■ Collected material:
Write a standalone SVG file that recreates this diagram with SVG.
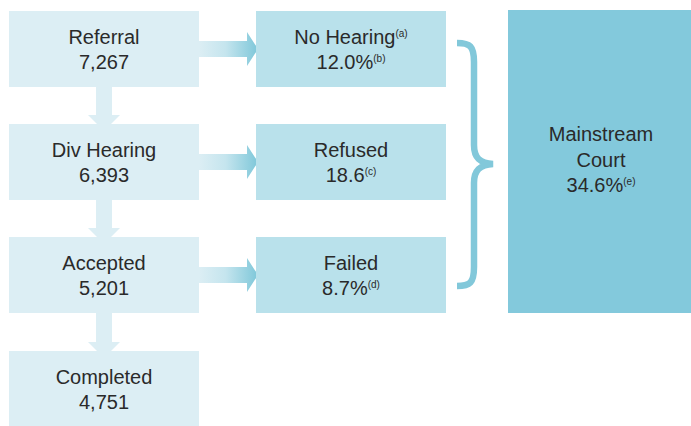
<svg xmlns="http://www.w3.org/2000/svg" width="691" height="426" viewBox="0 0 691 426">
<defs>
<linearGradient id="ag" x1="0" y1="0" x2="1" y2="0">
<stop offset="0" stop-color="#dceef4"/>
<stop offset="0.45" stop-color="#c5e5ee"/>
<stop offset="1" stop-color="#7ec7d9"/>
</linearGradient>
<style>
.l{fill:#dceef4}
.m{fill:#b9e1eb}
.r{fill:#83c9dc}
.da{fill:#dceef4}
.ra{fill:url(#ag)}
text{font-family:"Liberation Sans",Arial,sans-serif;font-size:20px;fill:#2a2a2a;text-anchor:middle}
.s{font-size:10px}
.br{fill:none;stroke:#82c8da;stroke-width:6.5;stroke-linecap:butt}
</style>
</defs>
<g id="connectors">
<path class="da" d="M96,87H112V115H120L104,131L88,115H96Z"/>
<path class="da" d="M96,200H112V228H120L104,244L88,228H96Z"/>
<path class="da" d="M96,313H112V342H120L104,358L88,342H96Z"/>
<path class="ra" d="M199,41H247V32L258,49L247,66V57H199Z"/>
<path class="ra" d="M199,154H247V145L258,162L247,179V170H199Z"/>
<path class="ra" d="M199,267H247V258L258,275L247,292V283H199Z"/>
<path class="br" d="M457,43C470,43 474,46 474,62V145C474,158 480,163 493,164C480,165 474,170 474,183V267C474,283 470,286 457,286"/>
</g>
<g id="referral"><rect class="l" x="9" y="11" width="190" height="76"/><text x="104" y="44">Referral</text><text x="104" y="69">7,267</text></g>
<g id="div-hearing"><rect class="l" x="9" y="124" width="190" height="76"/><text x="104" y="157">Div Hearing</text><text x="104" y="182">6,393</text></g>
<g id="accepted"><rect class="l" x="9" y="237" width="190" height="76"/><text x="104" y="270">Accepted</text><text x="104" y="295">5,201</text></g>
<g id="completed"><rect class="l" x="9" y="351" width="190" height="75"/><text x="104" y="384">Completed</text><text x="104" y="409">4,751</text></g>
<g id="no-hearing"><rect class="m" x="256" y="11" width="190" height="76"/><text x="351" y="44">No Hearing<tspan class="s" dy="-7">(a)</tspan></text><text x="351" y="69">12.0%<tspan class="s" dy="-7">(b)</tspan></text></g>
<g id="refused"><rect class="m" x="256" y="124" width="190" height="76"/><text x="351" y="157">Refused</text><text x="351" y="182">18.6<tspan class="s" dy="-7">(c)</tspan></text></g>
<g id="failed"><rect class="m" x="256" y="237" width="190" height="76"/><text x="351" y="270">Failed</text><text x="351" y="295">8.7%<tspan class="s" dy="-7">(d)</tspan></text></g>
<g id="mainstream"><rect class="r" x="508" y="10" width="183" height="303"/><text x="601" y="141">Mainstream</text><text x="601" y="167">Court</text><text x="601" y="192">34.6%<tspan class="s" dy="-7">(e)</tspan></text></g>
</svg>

■ Required task: Output the lines above in full and exactly as given, omitting any pictures.

■ Task output:
Write a standalone SVG file that recreates this diagram with SVG.
<svg xmlns="http://www.w3.org/2000/svg" width="691" height="426" viewBox="0 0 691 426">
<defs>
<linearGradient id="ag" x1="0" y1="0" x2="1" y2="0">
<stop offset="0" stop-color="#dceef4"/>
<stop offset="0.45" stop-color="#c5e5ee"/>
<stop offset="1" stop-color="#7ec7d9"/>
</linearGradient>
<style>
.l{fill:#dceef4}
.m{fill:#b9e1eb}
.r{fill:#83c9dc}
.da{fill:#dceef4}
.ra{fill:url(#ag)}
text{font-family:"Liberation Sans",Arial,sans-serif;font-size:20px;fill:#2a2a2a;text-anchor:middle}
.s{font-size:10px}
.br{fill:none;stroke:#82c8da;stroke-width:6.5;stroke-linecap:butt}
</style>
</defs>
<g id="connectors">
<path class="da" d="M96,87H112V115H120L104,131L88,115H96Z"/>
<path class="da" d="M96,200H112V228H120L104,244L88,228H96Z"/>
<path class="da" d="M96,313H112V342H120L104,358L88,342H96Z"/>
<path class="ra" d="M199,41H247V32L258,49L247,66V57H199Z"/>
<path class="ra" d="M199,154H247V145L258,162L247,179V170H199Z"/>
<path class="ra" d="M199,267H247V258L258,275L247,292V283H199Z"/>
<path class="br" d="M457,43C470,43 474,46 474,62V145C474,158 480,163 493,164C480,165 474,170 474,183V267C474,283 470,286 457,286"/>
</g>
<g id="referral"><rect class="l" x="9" y="11" width="190" height="76"/><text x="104" y="44">Referral</text><text x="104" y="69">7,267</text></g>
<g id="div-hearing"><rect class="l" x="9" y="124" width="190" height="76"/><text x="104" y="157">Div Hearing</text><text x="104" y="182">6,393</text></g>
<g id="accepted"><rect class="l" x="9" y="237" width="190" height="76"/><text x="104" y="270">Accepted</text><text x="104" y="295">5,201</text></g>
<g id="completed"><rect class="l" x="9" y="351" width="190" height="75"/><text x="104" y="384">Completed</text><text x="104" y="409">4,751</text></g>
<g id="no-hearing"><rect class="m" x="256" y="11" width="190" height="76"/><text x="351" y="44">No Hearing<tspan class="s" dy="-7">(a)</tspan></text><text x="351" y="69">12.0%<tspan class="s" dy="-7">(b)</tspan></text></g>
<g id="refused"><rect class="m" x="256" y="124" width="190" height="76"/><text x="351" y="157">Refused</text><text x="351" y="182">18.6<tspan class="s" dy="-7">(c)</tspan></text></g>
<g id="failed"><rect class="m" x="256" y="237" width="190" height="76"/><text x="351" y="270">Failed</text><text x="351" y="295">8.7%<tspan class="s" dy="-7">(d)</tspan></text></g>
<g id="mainstream"><rect class="r" x="508" y="10" width="183" height="303"/><text x="601" y="141">Mainstream</text><text x="601" y="167">Court</text><text x="601" y="192">34.6%<tspan class="s" dy="-7">(e)</tspan></text></g>
</svg>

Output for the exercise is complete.